--- Set task ---
Reproduce the listing below word for word, with no pictures.

--- Dataset content ---
-=-=-=-=-
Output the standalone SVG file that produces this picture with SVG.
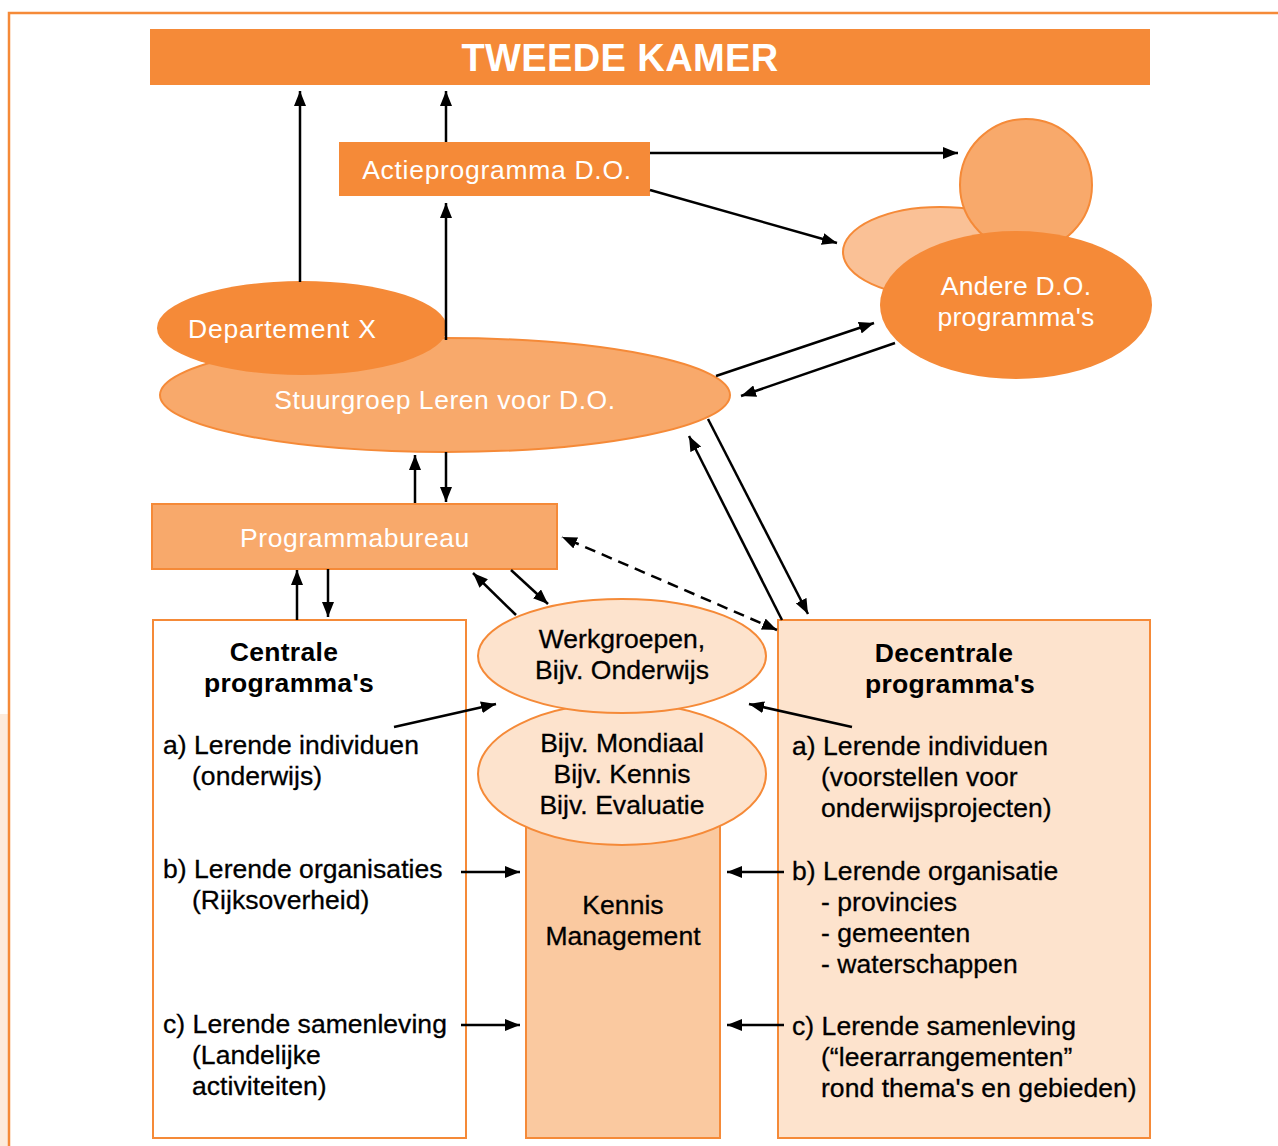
<svg xmlns="http://www.w3.org/2000/svg" width="1278" height="1146" viewBox="0 0 1278 1146">
<defs>
<marker id="ah" viewBox="0 0 15 12" refX="15" refY="6" markerWidth="15" markerHeight="12" markerUnits="userSpaceOnUse" orient="auto-start-reverse">
<path d="M0,0 L15,6 L0,12 z" fill="#000"/>
</marker>
<style>
.t{font-family:"Liberation Sans",Arial,sans-serif;font-size:26.5px;fill:#000;stroke:#000;stroke-width:0.3px;letter-spacing:0.05px}
.w{fill:#fff;stroke:none;letter-spacing:0.3px}
.b{font-weight:bold;stroke:none;letter-spacing:0.3px}
.c{text-anchor:middle}
.dark{fill:#F58A38}
.mid{fill:#F8A96B;stroke:#F58A38;stroke-width:2}
.lt{fill:#FAC196;stroke:#F58A38;stroke-width:2}
.pale{fill:#FDE3CD;stroke:#F58A38;stroke-width:2}
.km{fill:#FAC9A0;stroke:#F58A38;stroke-width:2}
.wb{fill:#fff;stroke:#F58A38;stroke-width:2}
.a{stroke:#000;stroke-width:2.5;fill:none;marker-end:url(#ah)}
.d{stroke:#000;stroke-width:2.5;fill:none;stroke-dasharray:11 7;marker-end:url(#ah);marker-start:url(#ah)}
</style>
</defs>
<rect x="0" y="0" width="1278" height="1146" fill="#fff"/>
<rect x="0" y="714" width="8" height="432" fill="#FDEBDC"/>
<path d="M9,1146 V13 H1278" fill="none" stroke="#F58A38" stroke-width="2.5"/>

<g id="tweede-kamer">
<rect class="dark" x="150" y="29" width="1000" height="56"/>
<text class="t w b c" x="620" y="71" style="font-size:38px;letter-spacing:0.4px">TWEEDE KAMER</text>
</g>

<g id="actieprogramma">
<rect class="dark" x="339" y="142" width="311" height="54"/>
<text class="t w c" x="497" y="179" style="letter-spacing:0.7px">Actieprogramma D.O.</text>
</g>

<g id="andere">
<ellipse class="lt" cx="940" cy="252" rx="97" ry="45"/>
<circle class="mid" cx="1026" cy="185" r="66"/>
<ellipse class="dark" cx="1016" cy="305" rx="136" ry="74"/>
<text class="t w c" x="1016" y="295">Andere D.O.</text>
<text class="t w c" x="1016" y="326">programma's</text>
</g>

<g id="stuurgroep">
<ellipse class="mid" cx="445" cy="395" rx="285" ry="57"/>
<text class="t w c" x="445" y="409" style="letter-spacing:0.55px">Stuurgroep Leren voor D.O.</text>
</g>

<g id="departement">
<ellipse class="dark" cx="302" cy="328" rx="145" ry="47"/>
<text class="t w" x="188" y="338" style="letter-spacing:0.8px">Departement X</text>
</g>

<g id="programmabureau">
<rect class="mid" x="152" y="504" width="405" height="65"/>
<text class="t w c" x="355" y="547" style="letter-spacing:0.6px">Programmabureau</text>
</g>

<g id="centrale">
<rect class="wb" x="153" y="620" width="313" height="518"/>
<text class="t b c" x="284" y="661">Centrale</text>
<text class="t b c" x="289" y="692">programma's</text>
<text class="t" x="163" y="754">a) Lerende individuen</text>
<text class="t" x="192" y="785">(onderwijs)</text>
<text class="t" x="163" y="878">b) Lerende organisaties</text>
<text class="t" x="192" y="909">(Rijksoverheid)</text>
<text class="t" x="163" y="1033">c) Lerende samenleving</text>
<text class="t" x="192" y="1064">(Landelijke</text>
<text class="t" x="192" y="1095">activiteiten)</text>
</g>

<g id="decentrale">
<rect class="pale" x="778" y="620" width="372" height="518"/>
<text class="t b c" x="944" y="662">Decentrale</text>
<text class="t b c" x="950" y="693">programma's</text>
<text class="t" x="792" y="755">a) Lerende individuen</text>
<text class="t" x="821" y="786">(voorstellen voor</text>
<text class="t" x="821" y="817">onderwijsprojecten)</text>
<text class="t" x="792" y="880">b) Lerende organisatie</text>
<text class="t" x="821" y="911">- provincies</text>
<text class="t" x="821" y="942">- gemeenten</text>
<text class="t" x="821" y="973">- waterschappen</text>
<text class="t" x="792" y="1035">c) Lerende samenleving</text>
<text class="t" x="821" y="1066">(“leerarrangementen”</text>
<text class="t" x="821" y="1097">rond thema's en gebieden)</text>
</g>

<g id="kennis-management">
<rect class="km" x="526" y="790" width="194" height="348"/>
<text class="t c" x="623" y="914">Kennis</text>
<text class="t c" x="623" y="945">Management</text>
</g>

<g id="thema-werkgroepen">
<ellipse class="pale" cx="622" cy="774" rx="144" ry="71"/>
<text class="t c" x="622" y="752">Bijv. Mondiaal</text>
<text class="t c" x="622" y="783">Bijv. Kennis</text>
<text class="t c" x="622" y="814">Bijv. Evaluatie</text>
</g>

<g id="werkgroepen">
<ellipse class="pale" cx="622" cy="656" rx="144" ry="57"/>
<text class="t c" x="622" y="648">Werkgroepen,</text>
<text class="t c" x="622" y="679">Bijv. Onderwijs</text>
</g>

<g id="connectors">
<path class="a" d="M300,282 V91"/>
<path class="a" d="M446,142 V91"/>
<path class="a" d="M446,340 V203"/>
<path class="a" d="M650,153 H958"/>
<path class="a" d="M650,190 L837,243"/>
<path class="a" d="M716,376 L874,323"/>
<path class="a" d="M895,343 L741,396"/>
<path class="a" d="M708,419 L808,614"/>
<path class="a" d="M782,620 L689,436"/>
<path class="a" d="M415,503 V455"/>
<path class="a" d="M446,452 V502"/>
<path class="a" d="M297,620 V570"/>
<path class="a" d="M328,569 V617"/>
<path class="a" d="M516,615 L473,573"/>
<path class="a" d="M511,570 L548,604"/>
<path class="d" d="M777,630 L562,537"/>
<path class="a" d="M394,727 L496,704"/>
<path class="a" d="M852,727 L749,704"/>
<path class="a" d="M461,872 H520"/>
<path class="a" d="M461,1025 H520"/>
<path class="a" d="M784,872 H727"/>
<path class="a" d="M784,1025 H727"/>
</g>
</svg>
-=-=-=-=-
--- Exercise answer ---
Output the standalone SVG file that produces this picture with SVG.
<svg xmlns="http://www.w3.org/2000/svg" width="1278" height="1146" viewBox="0 0 1278 1146">
<defs>
<marker id="ah" viewBox="0 0 15 12" refX="15" refY="6" markerWidth="15" markerHeight="12" markerUnits="userSpaceOnUse" orient="auto-start-reverse">
<path d="M0,0 L15,6 L0,12 z" fill="#000"/>
</marker>
<style>
.t{font-family:"Liberation Sans",Arial,sans-serif;font-size:26.5px;fill:#000;stroke:#000;stroke-width:0.3px;letter-spacing:0.05px}
.w{fill:#fff;stroke:none;letter-spacing:0.3px}
.b{font-weight:bold;stroke:none;letter-spacing:0.3px}
.c{text-anchor:middle}
.dark{fill:#F58A38}
.mid{fill:#F8A96B;stroke:#F58A38;stroke-width:2}
.lt{fill:#FAC196;stroke:#F58A38;stroke-width:2}
.pale{fill:#FDE3CD;stroke:#F58A38;stroke-width:2}
.km{fill:#FAC9A0;stroke:#F58A38;stroke-width:2}
.wb{fill:#fff;stroke:#F58A38;stroke-width:2}
.a{stroke:#000;stroke-width:2.5;fill:none;marker-end:url(#ah)}
.d{stroke:#000;stroke-width:2.5;fill:none;stroke-dasharray:11 7;marker-end:url(#ah);marker-start:url(#ah)}
</style>
</defs>
<rect x="0" y="0" width="1278" height="1146" fill="#fff"/>
<rect x="0" y="714" width="8" height="432" fill="#FDEBDC"/>
<path d="M9,1146 V13 H1278" fill="none" stroke="#F58A38" stroke-width="2.5"/>

<g id="tweede-kamer">
<rect class="dark" x="150" y="29" width="1000" height="56"/>
<text class="t w b c" x="620" y="71" style="font-size:38px;letter-spacing:0.4px">TWEEDE KAMER</text>
</g>

<g id="actieprogramma">
<rect class="dark" x="339" y="142" width="311" height="54"/>
<text class="t w c" x="497" y="179" style="letter-spacing:0.7px">Actieprogramma D.O.</text>
</g>

<g id="andere">
<ellipse class="lt" cx="940" cy="252" rx="97" ry="45"/>
<circle class="mid" cx="1026" cy="185" r="66"/>
<ellipse class="dark" cx="1016" cy="305" rx="136" ry="74"/>
<text class="t w c" x="1016" y="295">Andere D.O.</text>
<text class="t w c" x="1016" y="326">programma's</text>
</g>

<g id="stuurgroep">
<ellipse class="mid" cx="445" cy="395" rx="285" ry="57"/>
<text class="t w c" x="445" y="409" style="letter-spacing:0.55px">Stuurgroep Leren voor D.O.</text>
</g>

<g id="departement">
<ellipse class="dark" cx="302" cy="328" rx="145" ry="47"/>
<text class="t w" x="188" y="338" style="letter-spacing:0.8px">Departement X</text>
</g>

<g id="programmabureau">
<rect class="mid" x="152" y="504" width="405" height="65"/>
<text class="t w c" x="355" y="547" style="letter-spacing:0.6px">Programmabureau</text>
</g>

<g id="centrale">
<rect class="wb" x="153" y="620" width="313" height="518"/>
<text class="t b c" x="284" y="661">Centrale</text>
<text class="t b c" x="289" y="692">programma's</text>
<text class="t" x="163" y="754">a) Lerende individuen</text>
<text class="t" x="192" y="785">(onderwijs)</text>
<text class="t" x="163" y="878">b) Lerende organisaties</text>
<text class="t" x="192" y="909">(Rijksoverheid)</text>
<text class="t" x="163" y="1033">c) Lerende samenleving</text>
<text class="t" x="192" y="1064">(Landelijke</text>
<text class="t" x="192" y="1095">activiteiten)</text>
</g>

<g id="decentrale">
<rect class="pale" x="778" y="620" width="372" height="518"/>
<text class="t b c" x="944" y="662">Decentrale</text>
<text class="t b c" x="950" y="693">programma's</text>
<text class="t" x="792" y="755">a) Lerende individuen</text>
<text class="t" x="821" y="786">(voorstellen voor</text>
<text class="t" x="821" y="817">onderwijsprojecten)</text>
<text class="t" x="792" y="880">b) Lerende organisatie</text>
<text class="t" x="821" y="911">- provincies</text>
<text class="t" x="821" y="942">- gemeenten</text>
<text class="t" x="821" y="973">- waterschappen</text>
<text class="t" x="792" y="1035">c) Lerende samenleving</text>
<text class="t" x="821" y="1066">(“leerarrangementen”</text>
<text class="t" x="821" y="1097">rond thema's en gebieden)</text>
</g>

<g id="kennis-management">
<rect class="km" x="526" y="790" width="194" height="348"/>
<text class="t c" x="623" y="914">Kennis</text>
<text class="t c" x="623" y="945">Management</text>
</g>

<g id="thema-werkgroepen">
<ellipse class="pale" cx="622" cy="774" rx="144" ry="71"/>
<text class="t c" x="622" y="752">Bijv. Mondiaal</text>
<text class="t c" x="622" y="783">Bijv. Kennis</text>
<text class="t c" x="622" y="814">Bijv. Evaluatie</text>
</g>

<g id="werkgroepen">
<ellipse class="pale" cx="622" cy="656" rx="144" ry="57"/>
<text class="t c" x="622" y="648">Werkgroepen,</text>
<text class="t c" x="622" y="679">Bijv. Onderwijs</text>
</g>

<g id="connectors">
<path class="a" d="M300,282 V91"/>
<path class="a" d="M446,142 V91"/>
<path class="a" d="M446,340 V203"/>
<path class="a" d="M650,153 H958"/>
<path class="a" d="M650,190 L837,243"/>
<path class="a" d="M716,376 L874,323"/>
<path class="a" d="M895,343 L741,396"/>
<path class="a" d="M708,419 L808,614"/>
<path class="a" d="M782,620 L689,436"/>
<path class="a" d="M415,503 V455"/>
<path class="a" d="M446,452 V502"/>
<path class="a" d="M297,620 V570"/>
<path class="a" d="M328,569 V617"/>
<path class="a" d="M516,615 L473,573"/>
<path class="a" d="M511,570 L548,604"/>
<path class="d" d="M777,630 L562,537"/>
<path class="a" d="M394,727 L496,704"/>
<path class="a" d="M852,727 L749,704"/>
<path class="a" d="M461,872 H520"/>
<path class="a" d="M461,1025 H520"/>
<path class="a" d="M784,872 H727"/>
<path class="a" d="M784,1025 H727"/>
</g>
</svg>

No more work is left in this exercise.